Task description >>
Extract the lines from the first one in the records below through the line containing "and Brilliant\nCorners Relatively", keeping both ends and leaving out any pictures.

The input >>
=======

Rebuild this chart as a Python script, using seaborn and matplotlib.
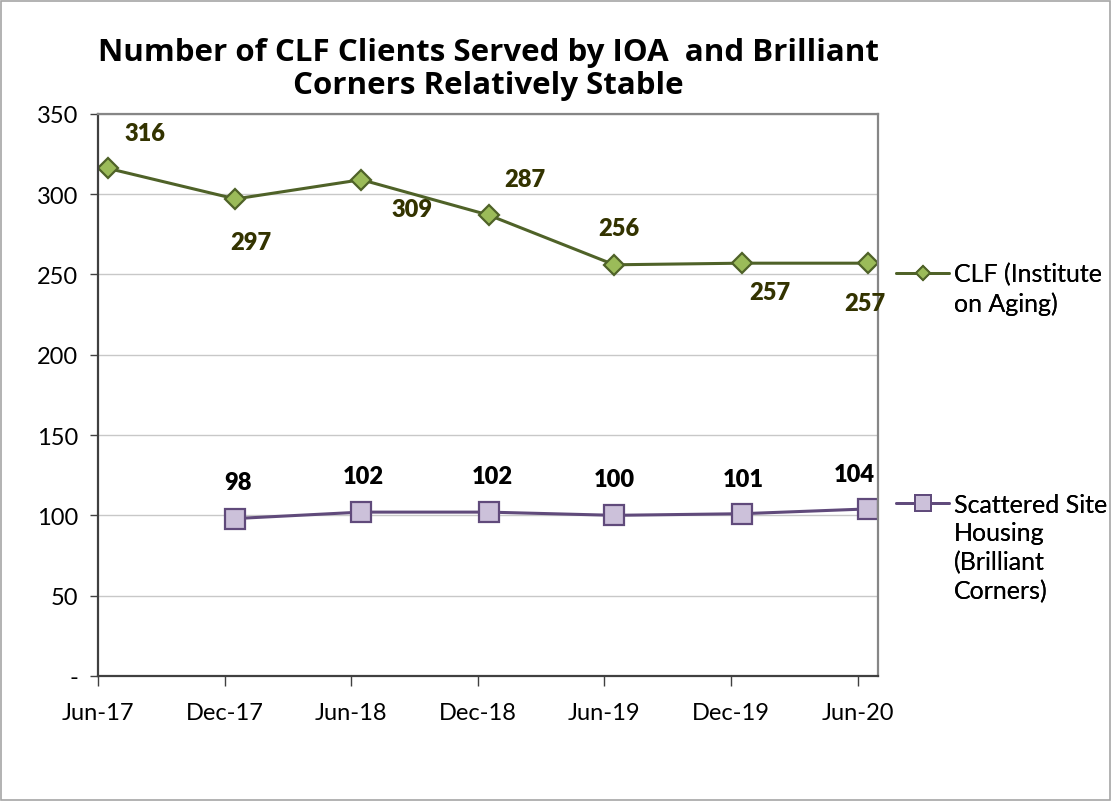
#! /usr/bin/env python
"""
Number of CLF clients served by IOA and Brilliant Corners, Jun-17 to Jun-20
"""

import numpy as np
import pandas as pd
import seaborn as sns
import matplotlib.pyplot as plt
import matplotlib.dates as mdates
from matplotlib.lines import Line2D
from matplotlib.patches import Rectangle

# data
months = ["2017-06", "2017-12", "2018-06", "2018-12", "2019-06", "2019-12", "2020-06"]
clf_clients = [316, 297, 309, 287, 256, 257, 257]
scattered_site = [np.nan, 98, 102, 102, 100, 101, 104]
y_ticks = [0, 50, 100, 150, 200, 250, 300, 350]
y_tick_labels = ["-", "50", "100", "150", "200", "250", "300", "350"]

CLF_LABEL = "CLF (Institute\non Aging)"
SSH_LABEL = "Scattered Site\nHousing\n(Brilliant\nCorners)"
TITLE = "Number of CLF Clients Served by IOA  and Brilliant\nCorners Relatively Stable"

# label offsets in pixels (style only)
clf_offsets = [(37, 35), (15, -43), (51, -29), (36, 36), (4, 37), (28, -29), (-3, -40)]
ssh_offsets = [None, (3, 37), (2, 36), (4, 36), (0, 36), (2, 35), (-14, 35)]

CLF_LINE = "#4f6228"
CLF_FACE = "#9bbb59"
SSH_LINE = "#604a7b"
SSH_FACE = "#ccc1da"
CLF_TEXT = "#333300"


def main() -> None:
    periods = pd.PeriodIndex(months, freq="M")
    # Excel date axis: points sit in the middle of their month
    mid = periods.start_time + (periods.end_time - periods.start_time) / 2
    df = pd.DataFrame({"date": mid, "clf": clf_clients, "ssh": scattered_site})

    sns.set_style("white")
    plt.rcParams["font.family"] = ["Lato", "DejaVu Sans"]
    plt.rcParams["text.color"] = "black"

    fig = plt.figure(figsize=(11.12, 8.03), dpi=100)
    ax = fig.add_axes([0.088, 0.157, 0.702, 0.700])

    sns.lineplot(
        data=df, x="date", y="clf", ax=ax, color=CLF_LINE, lw=2.2,
        marker="D", markersize=10, markerfacecolor=CLF_FACE,
        markeredgecolor=CLF_LINE, markeredgewidth=1.6,
    )
    sns.lineplot(
        data=df.dropna(), x="date", y="ssh", ax=ax, color=SSH_LINE, lw=2.2,
        marker="s", markersize=14, markerfacecolor=SSH_FACE,
        markeredgecolor=SSH_LINE, markeredgewidth=1.6,
    )

    for d, v, off in zip(df["date"], clf_clients, clf_offsets):
        ax.annotate(f"{v}", (d, v), xytext=off, textcoords="offset pixels",
                    ha="center", va="center", fontsize=17, fontweight="heavy",
                    color=CLF_TEXT)
    for d, v, off in zip(df["date"], scattered_site, ssh_offsets):
        if off is None or np.isnan(v):
            continue
        ax.annotate(f"{int(v)}", (d, v), xytext=off, textcoords="offset pixels",
                    ha="center", va="center", fontsize=17, fontweight="heavy",
                    color="black")

    # axes limits and ticks
    ax.set_xlim(periods[0].start_time, periods[-1].end_time)
    ax.set_xticks(periods.start_time)
    ax.xaxis.set_major_formatter(mdates.DateFormatter("%b-%y"))
    ax.set_ylim(0, 350)
    ax.set_yticks(y_ticks)
    ax.set_yticklabels(y_tick_labels)
    ax.set_xlabel("")
    ax.set_ylabel("")
    ax.tick_params(axis="both", labelsize=17, colors="black")
    ax.tick_params(axis="x", direction="out", length=7, width=1, pad=12,
                   color="#404040", bottom=True)
    ax.tick_params(axis="y", direction="out", length=6, width=1, pad=8,
                   color="#404040", left=True)
    ax.yaxis.grid(True, color="#c8c8c8", lw=1)
    ax.xaxis.grid(False)
    ax.set_axisbelow(True)

    for side in ["left", "bottom"]:
        ax.spines[side].set_color("#404040")
        ax.spines[side].set_linewidth(1.6)
    for side in ["top", "right"]:
        ax.spines[side].set_color("#868686")
        ax.spines[side].set_linewidth(1.6)

    ax.set_title(TITLE, fontsize=22.5, fontweight="bold", pad=15, linespacing=1.15,
                 color="black", family=["Open Sans", "DejaVu Sans"])

    # legend, one block per series, continuation lines with blank handles
    blank = Line2D([], [], linestyle="none")
    clf_handle = Line2D([], [], color=CLF_LINE, lw=2, marker="D", markersize=7,
                        markerfacecolor=CLF_FACE, markeredgecolor=CLF_LINE,
                        markeredgewidth=1.4)
    ssh_handle = Line2D([], [], color=SSH_LINE, lw=2, marker="s", markersize=11,
                        markerfacecolor=SSH_FACE, markeredgecolor=SSH_LINE,
                        markeredgewidth=1.4)
    for handle, label, ytop in [
        (clf_handle, CLF_LABEL, 0.672),
        (ssh_handle, SSH_LABEL, 0.385),
    ]:
        lines = label.split("\n")
        leg = fig.legend(
            [handle] + [blank] * (len(lines) - 1), lines,
            loc="upper left", bbox_to_anchor=(0.806, ytop), frameon=False,
            fontsize=18, handlelength=2.1, handletextpad=0.2,
            labelspacing=0.22, borderpad=0, borderaxespad=0,
        )
        fig.add_artist(leg)

    # thin border around the whole chart area
    fig.patches.append(Rectangle((0.001, 0.002), 0.997, 0.996, transform=fig.transFigure,
                                 fill=False, edgecolor="#a6a6a6", lw=1.2))

    fig.savefig("out.png", dpi=100)


if __name__ == "__main__":
    main()
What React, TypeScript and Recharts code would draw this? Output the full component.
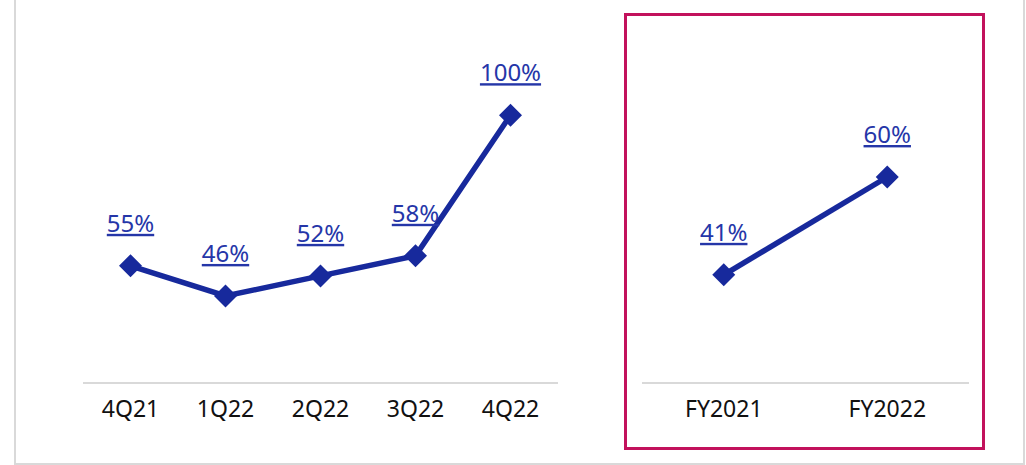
import { LineChart, Line, XAxis, YAxis, LabelList } from "recharts";

// quarterly series (left panel)
const quarters = ["4Q21", "1Q22", "2Q22", "3Q22", "4Q22"];
const quarterValues = [55, 46, 52, 58, 100];

// full-year series (right panel, boxed)
const years = ["FY2021", "FY2022"];
const yearValues = [41, 60];

const LINE_COLOR = "#17299c";
const LABEL_COLOR = "#2536a8";
const AXIS_COLOR = "#d9d9d9";
const FONT = "'Noto Sans', 'Open Sans', sans-serif";

const quarterData = quarters.map((q, i) => ({ name: q, value: quarterValues[i] }));
const yearData = years.map((y, i) => ({ name: y, value: yearValues[i] }));

function Diamond(props: any) {
	const { cx, cy, index } = props;
	if (cx == null || cy == null) return null;
	const r = 11.5;
	return (
		<polygon
			key={`d-${index}`}
			points={`${cx},${cy - r} ${cx + r},${cy} ${cx},${cy + r} ${cx - r},${cy}`}
			fill={LINE_COLOR}
		/>
	);
}

function PctLabel(props: any) {
	const { x, y, value } = props;
	return (
		<text
			x={x}
			y={y - 34}
			textAnchor="middle"
			fill={LABEL_COLOR}
			fontSize={24}
			fontFamily={FONT}
			textDecoration="underline"
			style={{ textDecoration: "underline" }}
		>
			{`${value}%`}
		</text>
	);
}

const tickStyle = { fill: "#111", fontSize: 23, fontFamily: FONT };

export default function App() {
	return (
		<div
			style={{
				position: "fixed",
				left: 0,
				top: 0,
				width: 1026,
				height: 465,
				background: "#fff",
				overflow: "hidden",
			}}
		>
			{/* outer light frame */}
			<div
				style={{
					position: "absolute",
					left: 14,
					top: -4,
					width: 1011,
					height: 469,
					boxSizing: "border-box",
					border: `2px solid ${AXIS_COLOR}`,
				}}
			/>
			{/* highlight box around full-year panel */}
			<div
				style={{
					position: "absolute",
					left: 624,
					top: 13,
					width: 361,
					height: 437,
					boxSizing: "border-box",
					border: "3px solid #c2125c",
				}}
			/>

			<div style={{ position: "absolute", left: 0, top: 0 }}>
				<LineChart
					width={600}
					height={465}
					data={quarterData}
					margin={{ top: 65, right: 42, bottom: 52, left: 83 }}
				>
					<XAxis
						dataKey="name"
						axisLine={{ stroke: AXIS_COLOR, strokeWidth: 2 }}
						tickLine={false}
						tickMargin={12}
						tick={tickStyle}
						interval={0}
						padding={{ left: 47.5, right: 47.5 }}
					/>
					<YAxis hide domain={[20, 115]} />
					<Line
						dataKey="value"
						stroke={LINE_COLOR}
						strokeWidth={5.5}
						dot={<Diamond />}
						activeDot={false}
						isAnimationActive={false}
					>
						<LabelList dataKey="value" content={<PctLabel />} />
					</Line>
				</LineChart>
			</div>

			<div style={{ position: "absolute", left: 600, top: 0 }}>
				<LineChart
					width={426}
					height={465}
					data={yearData}
					margin={{ top: 74, right: 57, bottom: 52, left: 42 }}
				>
					<XAxis
						dataKey="name"
						axisLine={{ stroke: AXIS_COLOR, strokeWidth: 2 }}
						tickLine={false}
						tickMargin={12}
						tick={tickStyle}
						interval={0}
						padding={{ left: 81.75, right: 81.75 }}
					/>
					<YAxis hide domain={[20, 80]} />
					<Line
						dataKey="value"
						stroke={LINE_COLOR}
						strokeWidth={5.5}
						dot={<Diamond />}
						activeDot={false}
						isAnimationActive={false}
					>
						<LabelList dataKey="value" content={<PctLabel />} />
					</Line>
				</LineChart>
			</div>
		</div>
	);
}
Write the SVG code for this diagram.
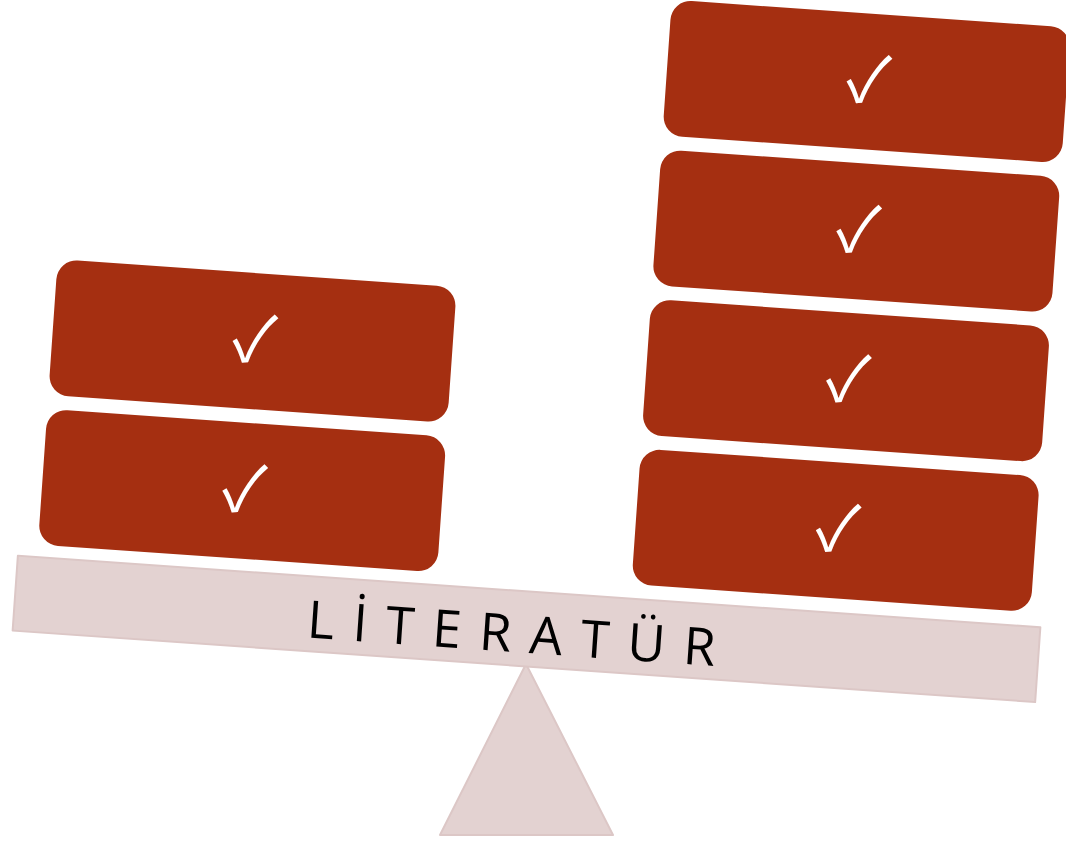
<svg xmlns="http://www.w3.org/2000/svg" width="1066" height="842" viewBox="0 0 1066 842">
  <style>
    .block { fill: #A52F11; }
    .check { fill: #FFFFFF; font-family: "Noto Sans CJK JP", "DejaVu Sans", sans-serif; font-size: 64px; text-anchor: middle; }
    .wood { fill: #E3D2D1; stroke: #DCC7C6; stroke-width: 2; stroke-linejoin: round; }
    .label { fill: #000000; font-family: "Open Sans", "DejaVu Sans", sans-serif; font-size: 52px; }
  </style>
  <rect width="1066" height="842" fill="#FFFFFF"/>
  <g id="fulcrum">
    <polygon class="wood" points="526,664 613,835 440,835"/>
  </g>
  <g id="plank" transform="translate(526.5,628.9) rotate(4)">
    <rect class="wood" x="-512.5" y="-37.5" width="1025" height="75"/>
    <text class="label" x="-219" y="24" textLength="409" lengthAdjust="spacing">LİTERATÜR</text>
  </g>
  <g id="left-block-1" transform="translate(252.5,341) rotate(4)">
    <rect class="block" x="-200" y="-68" width="400" height="136" rx="20"/>
    <text class="check" x="2" y="21">✓</text>
  </g>
  <g id="left-block-2" transform="translate(242.2,490.6) rotate(4)">
    <rect class="block" x="-200" y="-68" width="400" height="136" rx="20"/>
    <text class="check" x="2" y="21">✓</text>
  </g>
  <g id="right-block-1" transform="translate(866.6,81.5) rotate(4)">
    <rect class="block" x="-200" y="-68" width="400" height="136" rx="20"/>
    <text class="check" x="2" y="21">✓</text>
  </g>
  <g id="right-block-2" transform="translate(856.3,231.1) rotate(4)">
    <rect class="block" x="-200" y="-68" width="400" height="136" rx="20"/>
    <text class="check" x="2" y="21">✓</text>
  </g>
  <g id="right-block-3" transform="translate(846,380.7) rotate(4)">
    <rect class="block" x="-200" y="-68" width="400" height="136" rx="20"/>
    <text class="check" x="2" y="21">✓</text>
  </g>
  <g id="right-block-4" transform="translate(835.7,530.3) rotate(4)">
    <rect class="block" x="-200" y="-68" width="400" height="136" rx="20"/>
    <text class="check" x="2" y="21">✓</text>
  </g>
</svg>
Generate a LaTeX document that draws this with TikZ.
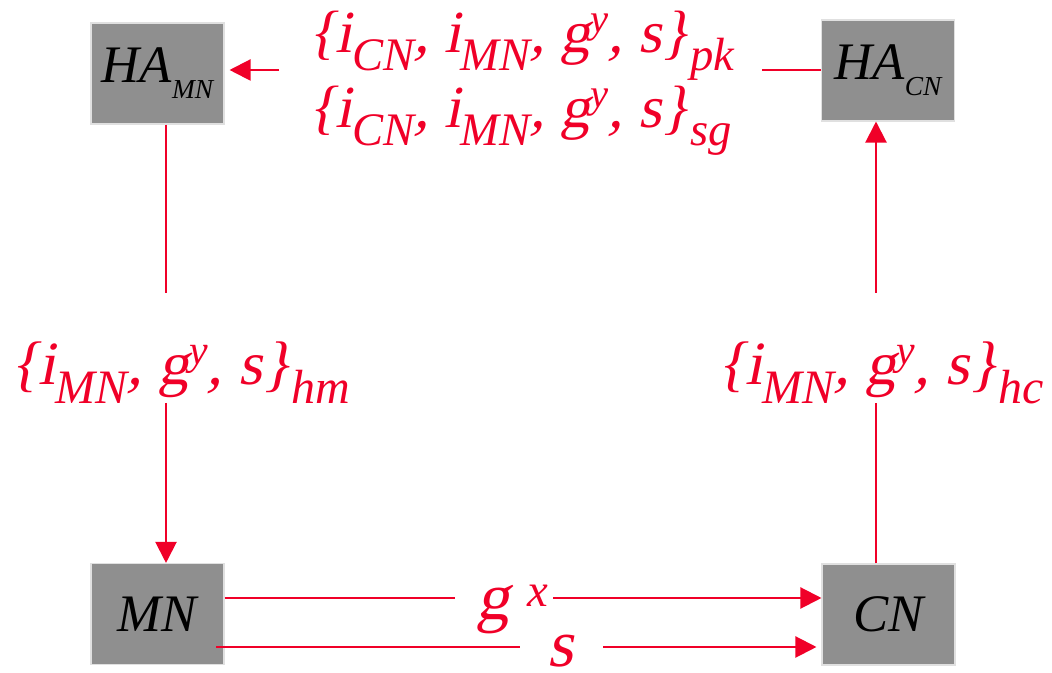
\documentclass[tikz,border=0pt]{standalone}
\usepackage{fontspec}
\setmainfont{Liberation Serif}
\newfontfamily\slfont[FakeSlant=0.2]{Liberation Serif}
\usetikzlibrary{arrows.meta}
\definecolor{msgred}{RGB}{240,0,40}
\definecolor{boxgray}{RGB}{143,143,143}
\newcommand{\dn}[1]{\raisebox{-0.3em}{\scalebox{0.78}{\rmfamily\itshape #1}}}
\newcommand{\hi}[1]{\raisebox{0.34em}{\scalebox{0.68}{\rmfamily\itshape #1}}}
\newcommand{\boxsub}[1]{\raisebox{-0.3em}{\scalebox{0.52}{#1}}}
\begin{document}
\begin{tikzpicture}[>={Triangle[length=12pt,width=12pt]}, line width=1.2pt,
    host/.style={draw=black!12, line width=0.6pt, fill=boxgray, minimum width=2.66cm,
        minimum height=2.02cm, inner sep=0pt, font=\fontsize{30}{36}\selectfont\itshape},
    msg/.style={text=msgred, inner sep=0pt, anchor=base west, font=\fontsize{34}{40}\selectfont\slfont},
    wire/.style={draw=msgred}]
    \useasboundingbox (0,0) rectangle (21.04,13.46);

    % Hosts
    \node[host] (hamn) at (3.15,11.99) {HA\boxsub{MN}};
    \node[host] (hacn) at (17.76,12.05) {HA\boxsub{CN}};
    \node[host] (mn) at (3.15,1.18) {MN};
    \node[host] (cn) at (17.77,1.17) {CN};

    % Messages
    \node[msg] (pk) at (6.12,12.4) {\{i\dn{CN}, i\dn{MN}, g\hi{y}, s\}\dn{pk}};
    \node[msg] (sg) at (6.12,10.9) {\{i\dn{CN}, i\dn{MN}, g\hi{y}, s\}\dn{sg}};
    \node[msg, font=\fontsize{35}{40}\selectfont\slfont] (hm) at (0.16,5.76) {\{i\dn{MN}, g\hi{y}, s\}\dn{hm}};
    \node[msg, font=\fontsize{35}{40}\selectfont\slfont] (hc) at (14.3,5.76) {\{i\dn{MN}, g\hi{y}, s\}\dn{hc}};
    \node[msg, font=\fontsize{38}{44}\selectfont\slfont] (gx) at (9.5,1.06) {g\;\raisebox{0.2em}{\scalebox{0.7}{\rmfamily\itshape x}}};
    \node[msg, font=\fontsize{38}{44}\selectfont\slfont] (ss) at (10.92,0.13) {s};

    % Gaps in the wires
    \coordinate (pkin) at (5.58,12.06);
    \coordinate (pkout) at (15.24,12.06);
    \coordinate (hmtop) at (3.32,7.6);
    \coordinate (hmbot) at (3.32,5.4);
    \coordinate (hctop) at (17.52,7.6);
    \coordinate (hcbot) at (17.52,5.4);
    \coordinate (gxin) at (9.1,1.5);
    \coordinate (gxout) at (11.06,1.5);
    \coordinate (sstart) at (4.32,0.52);
    \coordinate (sin) at (9.1,0.52);
    \coordinate (sthin) at (10.4,0.52);
    \coordinate (sout) at (12.06,0.52);

    % HA_CN to HA_MN
    \draw[wire] (hacn.west |- pkout) -- (pkout);
    \draw[wire,->,shorten >=0.1cm] (pkin) -- (pkin -| hamn.east);

    % HA_MN to MN
    \draw[wire] (hamn.south -| hmtop) -- (hmtop);
    \draw[wire,->] (hmbot) -- (hmbot |- mn.north);

    % CN to HA_CN
    \draw[wire] (cn.north -| hcbot) -- (hcbot);
    \draw[wire,->] (hctop) -- (hctop |- hacn.south);

    % MN to CN
    \draw[wire] (mn.east |- gxin) -- (gxin);
    \draw[wire,->] (gxout) -- (gxout -| cn.west);
    \draw[wire] (sstart) -- (sin);
    \draw[wire, line width=0.6pt] (sin) -- (sthin);
    \draw[wire,->,shorten >=0.1cm] (sout) -- (sout -| cn.west);
\end{tikzpicture}
\end{document}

=======

Full output >>
Rebuild this chart as a Python script, using seaborn and matplotlib.
#! /usr/bin/env python
"""
Number of CLF clients served by IOA and Brilliant Corners, Jun-17 to Jun-20
"""

import numpy as np
import pandas as pd
import seaborn as sns
import matplotlib.pyplot as plt
import matplotlib.dates as mdates
from matplotlib.lines import Line2D
from matplotlib.patches import Rectangle

# data
months = ["2017-06", "2017-12", "2018-06", "2018-12", "2019-06", "2019-12", "2020-06"]
clf_clients = [316, 297, 309, 287, 256, 257, 257]
scattered_site = [np.nan, 98, 102, 102, 100, 101, 104]
y_ticks = [0, 50, 100, 150, 200, 250, 300, 350]
y_tick_labels = ["-", "50", "100", "150", "200", "250", "300", "350"]

CLF_LABEL = "CLF (Institute\non Aging)"
SSH_LABEL = "Scattered Site\nHousing\n(Brilliant\nCorners)"
TITLE = "Number of CLF Clients Served by IOA  and Brilliant\nCorners Relatively Stable"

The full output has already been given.